20. Put them in the punters shoes

We can all live in a bubble where we see life and our work through our own lens. Sometimes that is a creative strength, sometimes that is a complete and utter failure. How our audience sees what we do, and how we see what we do, and how the work speaks can be diametrically opposed. Ensure your creatives are in the environment where their work is presented. Get them to be in a position to get feedback from the average member of their work’s audience.

21. Realise that most creatives are either extroverts or introverts

The vast majority of creative types I’ve worked with are introverts. How you interact with introverts is massively different to how you work with extroverts. Extroverts thrive mostly on public interaction. Introverts prefer feedback mostly in private. Although praise is good in a public space.
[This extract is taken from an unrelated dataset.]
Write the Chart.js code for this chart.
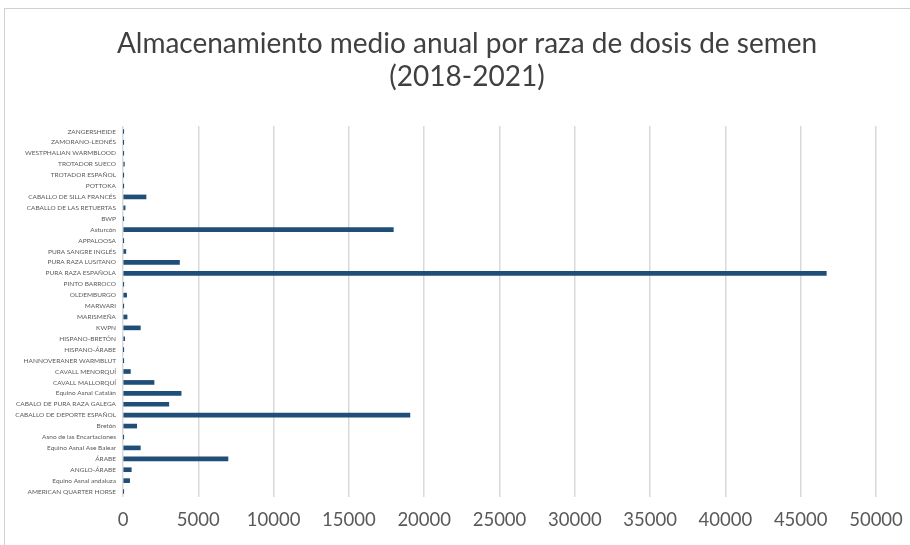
<!DOCTYPE html>
<html>
<head>
<meta charset="utf-8">
<script src="https://cdn.jsdelivr.net/npm/chart.js@4.4.0/dist/chart.umd.min.js"></script>
<style>
  html, body { margin: 0; padding: 0; background: #ffffff; }
  #frame { position: absolute; left: 4px; top: 8px; width: 920px; height: 560px; border: 1px solid #d0d0d0; box-sizing: border-box; }
  #wrap { position: absolute; left: 0; top: 0; width: 910px; height: 545px; }
  #title { position: absolute; left: 17px; width: 900px; top: 26px; text-align: center; color: #404040;
           font-family: Lato, 'Open Sans', sans-serif; font-size: 28px; line-height: 33px; }
</style>
</head>
<body>
<div id="frame"></div>
<div id="wrap"><canvas id="c" width="910" height="545"></canvas></div>
<div id="title"></div>
<script>
const titleLines = ["Almacenamiento medio anual por raza de dosis de semen", "(2018-2021)"];

const categories = [
  "ZANGERSHEIDE",
  "ZAMORANO-LEONÉS",
  "WESTPHALIAN WARMBLOOD",
  "TROTADOR SUECO",
  "TROTADOR ESPAÑOL",
  "POTTOKA",
  "CABALLO DE SILLA FRANCÉS",
  "CABALLO DE LAS RETUERTAS",
  "BWP",
  "Asturcón",
  "APPALOOSA",
  "PURA SANGRE INGLÉS",
  "PURA RAZA LUSITANO",
  "PURA RAZA ESPAÑOLA",
  "PINTO BARROCO",
  "OLDEMBURGO",
  "MARWARI",
  "MARISMEÑA",
  "KWPN",
  "HISPANO-BRETÓN",
  "HISPANO-ÁRABE",
  "HANNOVERANER WARMBLUT",
  "CAVALL MENORQUÍ",
  "CAVALL MALLORQUÍ",
  "Equino Asnal Catalán",
  "CABALO DE PURA RAZA GALEGA",
  "CABALLO DE DEPORTE ESPAÑOL",
  "Bretón",
  "Asno de las Encartaciones",
  "Equino Asnal Ase Balear",
  "ÁRABE",
  "ANGLO-ÁRABE",
  "Equino Asnal andaluza",
  "AMERICAN QUARTER HORSE"
];

const dosis = [
  15, 10, 10, 90, 10, 15, 1530, 140, 10, 17950, 10, 190, 3750, 46700,
  25, 240, 10, 270, 1150, 110, 15, 10, 490, 2060, 3860, 3040, 19050,
  910, 10, 1150, 6970, 550, 440, 10
];

const xTicks = [0, 5000, 10000, 15000, 20000, 25000, 30000, 35000, 40000, 45000, 50000];

document.getElementById('title').innerHTML = titleLines.join('<br>');

const FONT = "Lato, 'Open Sans', sans-serif";

new Chart(document.getElementById('c'), {
  type: 'bar',
  data: {
    labels: categories,
    datasets: [{
      data: dosis,
      backgroundColor: '#1f4e79',
      borderWidth: 0,
      barThickness: 4
    }]
  },
  options: {
    indexAxis: 'y',
    responsive: false,
    animation: false,
    devicePixelRatio: 1,
    layout: { padding: { left: 0, right: 34, top: 126, bottom: 14 } },
    plugins: {
      legend: { display: false },
      tooltip: { enabled: false },
      title: { display: false }
    },
    scales: {
      x: {
        type: 'linear',
        min: 0,
        max: 50000,
        afterBuildTicks: (s) => { s.ticks = xTicks.map(v => ({ value: v })); },
        afterFit: (s) => { s.height = 34; s.paddingLeft = 0; s.paddingRight = 0; },
        grid: { color: '#d9d9d9', lineWidth: 1.5, drawTicks: false },
        border: { display: false },
        ticks: {
          color: '#595959',
          padding: 12,
          font: { family: FONT, size: 18.5 },
          maxRotation: 0,
          autoSkip: false,
          callback: (v) => String(v)
        }
      },
      y: {
        afterFit: (s) => { s.width = 123; },
        grid: { display: false, drawTicks: false },
        border: { display: false },
        ticks: {
          color: '#595959',
          padding: 7,
          font: { family: FONT, size: 6.5 },
          autoSkip: false
        }
      }
    }
  }
});
</script>
</body>
</html>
Introverts build trust slowly, feel deeply, and are very, very loyal. Building relationship with them takes time. This can impact how you interact with them and you need to be very careful how you choose your words with introverts. Words as we know have both the power of life and death. What may be a just a minor cut for an extrovert can be a critical wound for an introvert.

22. Repeat tip no. 1 (Bonus tip!)

Creatives are complex and magnificent people. They are generally misunderstood and undervalued in church world. Keep inspiring them, loving and leading them. And always keep learning on how to lead them.